If we do above array_access() the exploit complexity increases even more.
More so the attacker would need to train fdt->max_fds on a known
good fdt with millions of files for 100s of iterations only to do
one speculative access on another fdt with small max_fds 
(to exploit value speculation from large max_fds)
while keeping cache line for that speculative out-of-bounds access on
small fdt empty and measuring cache load times on another cpu.
I frankly don't see such attack being able to keep cache lines pristine
for that small fdt speculation doing hundreds of non-speculative
accesses on another fdt. Way too many moving pieces.

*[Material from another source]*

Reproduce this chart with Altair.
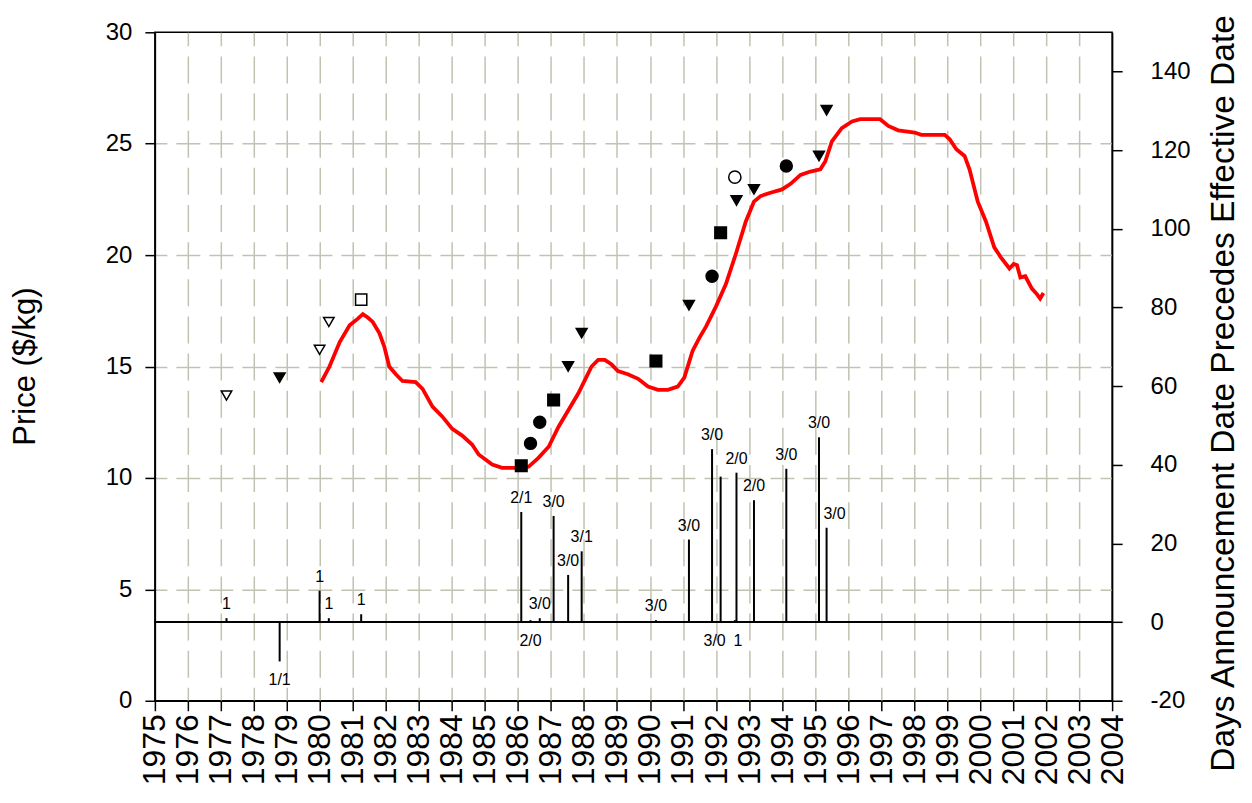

Even if it would be practical the speed probably going to be in bytes per second,
so to read anything meaningful an attack detection techniques (that people
are actively working on) will be able to catch it.
At the end security cannot be absolute.
The current level of paranoia shouldn't force us to make hastily decisions.

So how about we do array_access() macro similar to above by default
with extra CONFIG_ to convert it to lfence ?
Why default to AND approach instead of lfence ?
Because the kernel should still be usable. If security
sacrifices performance so much such security will be turned off.
Ex: kpti suppose to add 5-30%. If it means 10% on production workload
and the datacenter capacity cannot grow 10% overnight, kpti will be off.